Note: well, at least Hamming is aware of this and gave a acceptable explaination at least for me.

"I was so busy doing what I wanted that I couldn't give them the attention they deserved," Hamming said. "I knew in a sense that by avoiding management, I was not doing my duty by the organization," he said. "That is one of my biggest failures."

Note: so he also talked about micromanagement and others. He was apparently not a qualified manager.

Frustrated at several points in his career by aging scientists who were taking up space and resources that, he believes, could have been put to better use by Young Turks like himself, Hamming resolved while still young to retire early and get out of the way. So he ended his career at Bell Telephone Laboratories after 30 years, at age 61.

Note: might call him arrogant, but I might have the same feeling. So many aging professors in university takes up space and resource

He still believes his decision was the right one-that mathematicians are most productive early in their careers and their productivity drops off rapidly as they age.

Note: I agree, this could be an evidence for my thought

He finds the students at the Naval Postgraduate School, where he is an adjunct professor, to be "marvelous." "There is no school I know of in which the students are better selected and more likely to be worth the trouble," he said.
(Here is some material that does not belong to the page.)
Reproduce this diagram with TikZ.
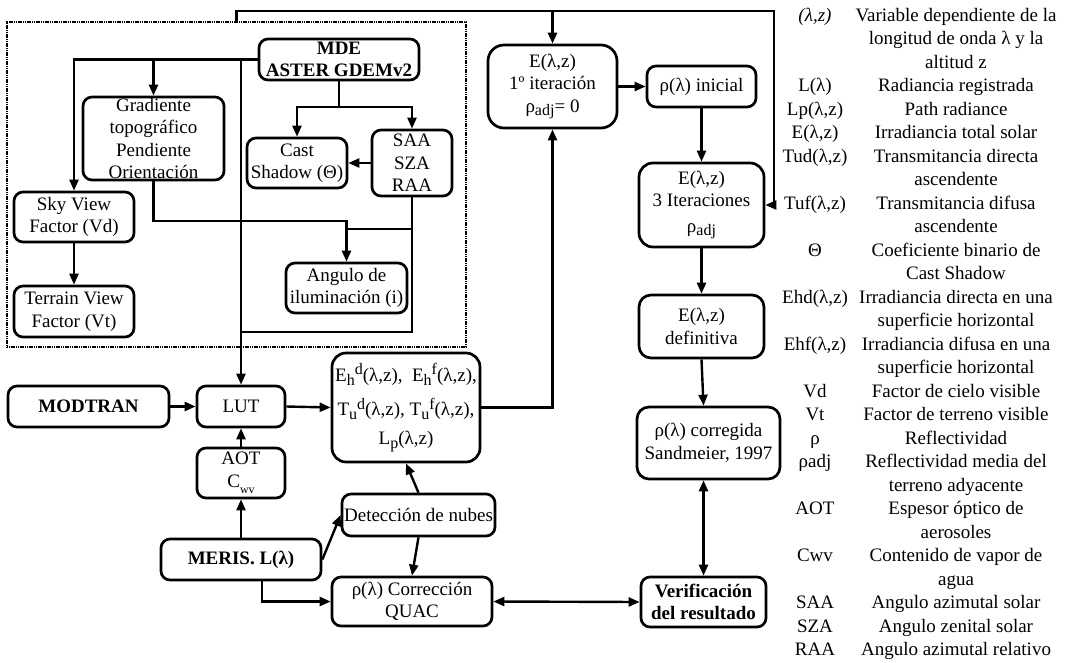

And he likes the idea that he is teaching people who in 30 years or so will be very important in the military organizations of this and other nations. But he misses the intellectual climate of BTL.

Note: so students that time in Naval postgraduate school were elites, so well selected, and were supposed to be key figures later in military.

Hamming's philosophy of teaching is simple. Since he is preparing students for the year 2020, and he has no clue as to what technology they will be dealing with at that date, whatever subject he is teaching is really a class on learning to learn.

Note: this is mind blowing. This means the students will be the head of military in 2020, which is now. Hamming is so clever, he teach them how to learn

In a basic undergraduate-level circuit theory class, Hamming, who never studied circuit theory, goes through the text with the students, line by line. "I tell them that I will do very little writing on the blackboard. We will learn to read this book and learn how you go about following a book full of formulas."

Note: the way Hamming teach undergraduate courses is unexpected. He never learned the course, and he simply read textbooks with students

Hamming still spends a lot of time reading journals to stay technically current on a range of scientific topics. But, he said, annoyed: "I don't keep up as well as I used to. I'm falling slowly behind. There is no way out of it. Frustrating? It's worse than frustrating!"

Note: Hamming is a perfect person I imagined to be a scientist, engineer, or a researcher. He wanted to keep up with the frontier of science evem in his old age. He is a pure researcher.

With few outside interests, he does not know what he will do with himself. "A friend told me recently," he recounted, "'Hamming, the day you quit teaching, you are going to fall apart." "He's probably right. When I left BTL, I knew that that was the end of my scientific career. When I retire from here, in another sense, it's really the end."

Note: It was the end? How come? he had so little interests. He truly devoted himself into science, but he is not like Feynman. He is not a genius? How did he lived through all these years? a life without interest could also be fun and fulfilled?